-- BEGIN Listed records --

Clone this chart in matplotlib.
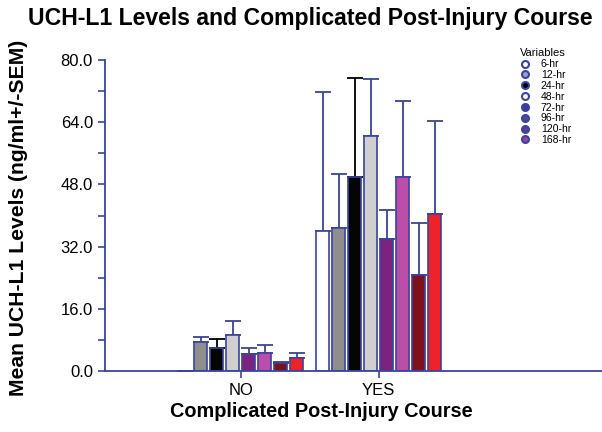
import numpy as np
import matplotlib.pyplot as plt
from matplotlib.lines import Line2D

plt.rcParams['font.family'] = ['Liberation Sans', 'DejaVu Sans']

groups = ['NO', 'YES']
variables = ['6-hr', '12-hr', '24-hr', '48-hr', '72-hr', '96-hr', '120-hr', '168-hr']
no_vals = [0.0, 7.4, 6.0, 9.4, 4.4, 4.7, 2.0, 3.3]
no_err = [0.0, 1.4, 2.2, 3.5, 1.5, 2.1, 0.3, 1.3]
yes_vals = [36.0, 36.9, 50.0, 60.4, 33.9, 50.0, 24.7, 40.3]
yes_err = [35.9, 13.8, 25.3, 14.7, 7.5, 19.4, 13.4, 23.9]

colors = ['#ffffff', '#8e8e8e', '#050505', '#cfcfcf', '#7b237f', '#bb4ea8', '#7e1119', '#ee2229']
err_colors = ['#3c4490', '#3c4490', '#000000', '#3c4490', '#3c4490', '#3c4490', '#3c4490', '#3c4490']
legend_face = ['#ffffff', '#9aa0d0', '#000000', '#ffffff', '#3c3f9a', '#4a48a0', '#5a3a9a', '#a0409a']
blue = '#3a43a0'

fig = plt.figure(figsize=(6.02, 4.32), dpi=100)
ax = fig.add_axes([0.174, 0.141, 0.826, 0.72])

x_pos = np.arange(len(groups))
pitch = 0.116
width = 0.094
for i in range(len(variables)):
    off = (i - 3.5) * pitch
    vals = [no_vals[i], yes_vals[i]]
    errs = [no_err[i], yes_err[i]]
    bars = ax.bar(x_pos + off, vals, width=width, color=colors[i],
                  edgecolor=blue, linewidth=1.2, zorder=2)
    for b, v in zip(bars, vals):
        if v == 0:
            b.set_visible(False)
    ax.errorbar(x_pos + off, vals, yerr=[[0, 0], errs], fmt='none',
                ecolor=err_colors[i], elinewidth=1.3, capsize=6, capthick=1.3, zorder=1)

ax.set_xlim(-0.986, 2.62)
ax.set_ylim(0, 80)
ax.set_yticks(np.arange(0, 81, 16))
ax.set_yticklabels(['%.1f' % v for v in np.arange(0, 81, 16)], fontsize=12)
ax.set_yticks(np.arange(8, 80, 16), minor=True)
ax.set_xticks(x_pos)
ax.set_xticklabels(groups, fontsize=12)

for s in ['top', 'right']:
    ax.spines[s].set_visible(False)
for s in ['left', 'bottom']:
    ax.spines[s].set_color(blue)
    ax.spines[s].set_linewidth(1.3)
ax.tick_params(which='both', color=blue, width=1.2, direction='out')
ax.tick_params(which='major', length=5)
ax.tick_params(which='minor', length=5)

fig.text(0.533, 0.035, 'Complicated Post-Injury Course', ha='center',
         fontsize=14.3, fontweight='bold')
fig.text(0.03, 0.495, 'Mean UCH-L1 Levels (ng/ml+/-SEM)', ha='center', va='center',
         rotation=90, fontsize=15.2, fontweight='bold')
fig.text(0.515, 0.942, 'UCH-L1 Levels and Complicated Post-Injury Course',
         ha='center', fontsize=16.6, fontweight='bold')

handles = [Line2D([], [], marker='o', linestyle='none', markersize=5,
                  markerfacecolor=legend_face[i], markeredgecolor=blue,
                  markeredgewidth=1.5) for i in range(len(variables))]
leg = fig.legend(handles, variables, title='Variables', loc='upper left',
                 bbox_to_anchor=(0.855, 0.9), frameon=False, fontsize=7.5,
                 title_fontsize=8, handletextpad=1.0, labelspacing=0.08,
                 borderpad=0, handlelength=1.0)
leg._legend_box.align = 'left'

plt.savefig('out.png', dpi=100)
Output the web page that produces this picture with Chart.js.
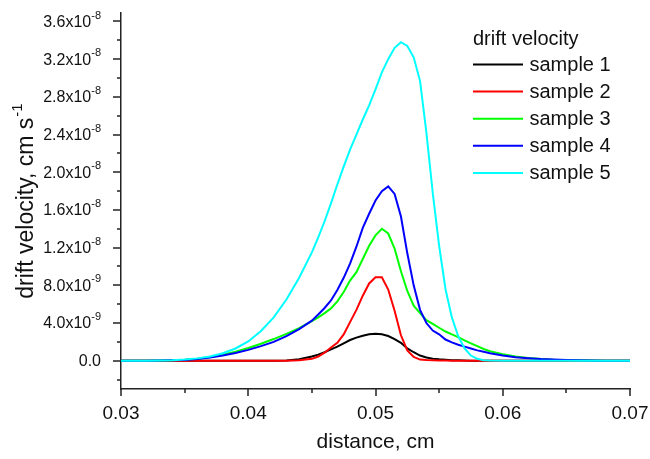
<!DOCTYPE html>
<html>
<head>
<meta charset="utf-8">
<script src="https://cdn.jsdelivr.net/npm/chart.js@4.4.1/dist/chart.umd.min.js"></script>
<style>
  body { margin: 0; background: #fff; }
  #chart { display: block; }
</style>
</head>
<body>
<canvas id="chart" width="650" height="459"></canvas>
<script>
// ---- data (velocity values in units of 1e-9 cm/s) ----
const distance = [0.030, 0.032, 0.034, 0.035, 0.036, 0.037, 0.038, 0.039, 0.040, 0.041,
  0.042, 0.043, 0.044, 0.045, 0.0455, 0.046, 0.0465, 0.047, 0.0475, 0.048,
  0.0485, 0.049, 0.0495, 0.050, 0.0505, 0.051, 0.0515, 0.052, 0.0525, 0.053,
  0.0535, 0.054, 0.0545, 0.055, 0.0555, 0.056, 0.0565, 0.057, 0.0575, 0.058,
  0.0585, 0.059, 0.060, 0.061, 0.062, 0.063, 0.064, 0.065, 0.066, 0.067,
  0.068, 0.070];

const sample1 = [0, 0, 0, 0, 0, 0, 0, 0, 0, 0,
  0.01, 0.03, 0.15, 0.45, 0.65, 0.9, 1.2, 1.5, 1.85, 2.2,
  2.45, 2.65, 2.8, 2.86, 2.8, 2.62, 2.3, 1.9, 1.3, 0.9,
  0.55, 0.35, 0.22, 0.15, 0.1, 0.06, 0.04, 0.02, 0.01, 0,
  0, 0, 0, 0, 0, 0, 0, 0, 0, 0,
  0, 0];

const sample2 = [0, 0, 0, 0, 0, 0, 0, 0, 0, 0,
  0, 0, 0.05, 0.2, 0.45, 0.85, 1.4, 1.9, 2.8, 4.1,
  5.4, 6.9, 8.2, 8.85, 8.85, 7.55, 5.3, 2.7, 1.1, 0.4,
  0.12, 0.07, 0.05, 0.03, 0.02, 0.01, 0, 0, 0, 0,
  0, 0, 0, 0, 0, 0, 0, 0, 0, 0,
  0, 0];

const sample3 = [0, 0.01, 0.05, 0.1, 0.22, 0.4, 0.65, 0.95, 1.35, 1.8,
  2.3, 2.85, 3.45, 4.2, 4.6, 5.05, 5.55, 6.3, 7.3, 8.5,
  9.4, 10.8, 12.2, 13.3, 14.0, 13.5, 11.9, 9.5, 7.4, 5.85,
  5.05, 4.3, 3.9, 3.5, 3.1, 2.8, 2.5, 2.15, 1.85, 1.55,
  1.25, 1.0, 0.7, 0.45, 0.3, 0.18, 0.11, 0.07, 0.04, 0.02,
  0.01, 0];

const sample4 = [0, 0.01, 0.05, 0.09, 0.18, 0.33, 0.55, 0.82, 1.15, 1.55,
  2.0, 2.6, 3.35, 4.25, 4.9, 5.6, 6.4, 7.5, 8.8, 10.3,
  12.1, 14.1, 15.6, 17.0, 18.0, 18.5, 17.7, 15.3, 11.4, 8.0,
  5.4, 4.0, 3.2, 2.8, 2.25, 1.95, 1.7, 1.5, 1.3, 1.1,
  0.95, 0.8, 0.55, 0.38, 0.27, 0.18, 0.12, 0.07, 0.04, 0.02,
  0.01, 0];

const sample5 = [0, 0.01, 0.06, 0.12, 0.25, 0.45, 0.8, 1.3, 2.05, 3.15,
  4.6, 6.5, 8.8, 11.5, 13.1, 14.8, 16.7, 18.7, 20.6, 22.4,
  24.0, 25.6, 27.1, 28.8, 30.6, 32.0, 33.2, 33.8, 33.4, 32.2,
  29.7, 24.2, 17.8, 12.2, 7.6, 4.6, 2.6, 1.3, 0.55, 0.2,
  0.06, 0.02, 0, 0, 0, 0, 0, 0, 0, 0,
  0, 0];

const seriesNames = ['sample 1', 'sample 2', 'sample 3', 'sample 4', 'sample 5'];
const seriesColors = ['#000000', '#ff0000', '#00ff00', '#0000ff', '#00ffff'];
const seriesValues = [sample1, sample2, sample3, sample4, sample5];
const UNIT = 1e-9;

// ---- axis ticks ----
const xMajorTicks = [0.03, 0.04, 0.05, 0.06, 0.07];
const xMinorTicks = [0.035, 0.045, 0.055, 0.065];
const xTickLabels = ['0.03', '0.04', '0.05', '0.06', '0.07'];
const yMajorTicks = [0, 4e-9, 8e-9, 1.2e-8, 1.6e-8, 2.0e-8, 2.4e-8, 2.8e-8, 3.2e-8, 3.6e-8];
const yMinorTicks = [-2e-9, 2e-9, 6e-9, 1.0e-8, 1.4e-8, 1.8e-8, 2.2e-8, 2.6e-8, 3.0e-8, 3.4e-8];
const yTickMantissa = ['0.0', '4.0', '8.0', '1.2', '1.6', '2.0', '2.4', '2.8', '3.2', '3.6'];
const yTickExponent = ['', '-9', '-9', '-8', '-8', '-8', '-8', '-8', '-8', '-8'];

const FONT = '"Liberation Sans", Arial, sans-serif';
const AXIS_COLOR = '#222';

const datasets = seriesNames.map((name, i) => ({
  label: name,
  data: distance.map((d, j) => ({ x: d, y: seriesValues[i][j] * UNIT })),
  borderColor: seriesColors[i],
  borderWidth: 2,
  pointRadius: 0,
  tension: 0,
  fill: false,
  order: seriesNames.length - i   // sample 5 ends up on top
}));

// ticks, labels, titles and legend are drawn by hand (superscripts)
const decor = {
  id: 'decor',
  afterDraw(chart) {
    const { ctx, chartArea: a, scales: { x, y } } = chart;
    ctx.save();
    ctx.strokeStyle = AXIS_COLOR;
    ctx.lineWidth = 1.5;

    const seg = (x1, y1, x2, y2) => {
      ctx.beginPath(); ctx.moveTo(x1, y1); ctx.lineTo(x2, y2); ctx.stroke();
    };

    xMajorTicks.forEach(v => { const p = Math.round(x.getPixelForValue(v)); seg(p, a.bottom, p, a.bottom + 7); });
    xMinorTicks.forEach(v => { const p = Math.round(x.getPixelForValue(v)); seg(p, a.bottom, p, a.bottom + 4); });
    yMajorTicks.forEach(v => { const p = Math.round(y.getPixelForValue(v)); seg(a.left, p, a.left - 8, p); });
    yMinorTicks.forEach(v => { const p = Math.round(y.getPixelForValue(v)); seg(a.left, p, a.left - 4, p); });

    ctx.fillStyle = '#111';

    // x tick labels
    ctx.font = '19px ' + FONT;
    ctx.textAlign = 'center';
    ctx.textBaseline = 'middle';
    xMajorTicks.forEach((v, i) => ctx.fillText(xTickLabels[i], x.getPixelForValue(v), a.bottom + 25));

    // y tick labels, mantissa x10 with superscript exponent
    const right = a.left - 20;
    yMajorTicks.forEach((v, i) => {
      const p = y.getPixelForValue(v);
      ctx.textBaseline = 'middle';
      if (!yTickExponent[i]) {
        ctx.font = '16px ' + FONT;
        ctx.textAlign = 'right';
        ctx.fillText(yTickMantissa[i], right, p + 1);
        return;
      }
      ctx.font = '11px ' + FONT;
      const supW = ctx.measureText(yTickExponent[i]).width;
      ctx.textAlign = 'left';
      ctx.fillText(yTickExponent[i], right - supW, p - 6);
      ctx.font = '16px ' + FONT;
      ctx.textAlign = 'right';
      ctx.fillText(yTickMantissa[i] + 'x10', right - supW, p + 1);
    });

    // x axis title
    ctx.font = '21px ' + FONT;
    ctx.textAlign = 'center';
    ctx.textBaseline = 'alphabetic';
    ctx.fillText('distance, cm', (a.left + a.right) / 2, 448);

    // y axis title, rotated
    ctx.save();
    ctx.translate(27, 201);
    ctx.rotate(-Math.PI / 2);
    ctx.font = '23px ' + FONT;
    const mainT = 'drift velocity, cm s';
    const mainW = ctx.measureText(mainT).width;
    ctx.font = '15px ' + FONT;
    const supT = '-1';
    const supW = ctx.measureText(supT).width + 1;
    const x0 = -(mainW + supW) / 2;
    ctx.textAlign = 'left';
    ctx.textBaseline = 'middle';
    ctx.font = '23px ' + FONT;
    ctx.fillText(mainT, x0, 0);
    ctx.font = '15px ' + FONT;
    ctx.fillText(supT, x0 + mainW + 1, -9);
    ctx.restore();

    // legend
    ctx.font = '20px ' + FONT;
    ctx.textAlign = 'left';
    ctx.textBaseline = 'alphabetic';
    ctx.fillText('drift velocity', 473, 45);
    ctx.textBaseline = 'middle';
    seriesNames.forEach((name, i) => {
      const ly = 64.5 + i * 27.1;
      ctx.strokeStyle = seriesColors[i];
      ctx.lineWidth = 2;
      seg(473, ly, 523, ly);
      ctx.fillStyle = '#111';
      ctx.fillText(name, 529.5, ly + 1);
    });
    ctx.restore();
  }
};

new Chart(document.getElementById('chart'), {
  type: 'line',
  data: { datasets },
  options: {
    responsive: false,
    animation: false,
    layout: { padding: { top: 13, right: 20, left: 0, bottom: 0 } },
    plugins: { legend: { display: false }, tooltip: { enabled: false } },
    scales: {
      x: {
        type: 'linear', min: 0.03, max: 0.07,
        grid: { display: false },
        border: { display: true, color: AXIS_COLOR, width: 1.5 },
        ticks: { display: false },
        afterFit: s => { s.height = 70; }
      },
      y: {
        type: 'linear', min: -3e-9, max: 3.69e-8,
        grid: { display: false },
        border: { display: true, color: AXIS_COLOR, width: 1.5 },
        ticks: { display: false },
        afterFit: s => { s.width = 121; }
      }
    }
  },
  plugins: [decor]
});
</script>
</body>
</html>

-- END Listed records --

- Do this: Without the pictures, please reproduce each line of the listing above exactly, from the first one through the line bearing "plt.rcParams['font.family'] = ['Liberation".

- Full answer:
Clone this chart in matplotlib.
import numpy as np
import matplotlib.pyplot as plt
from matplotlib.lines import Line2D

plt.rcParams['font.family'] = ['Liberation Sans', 'DejaVu Sans']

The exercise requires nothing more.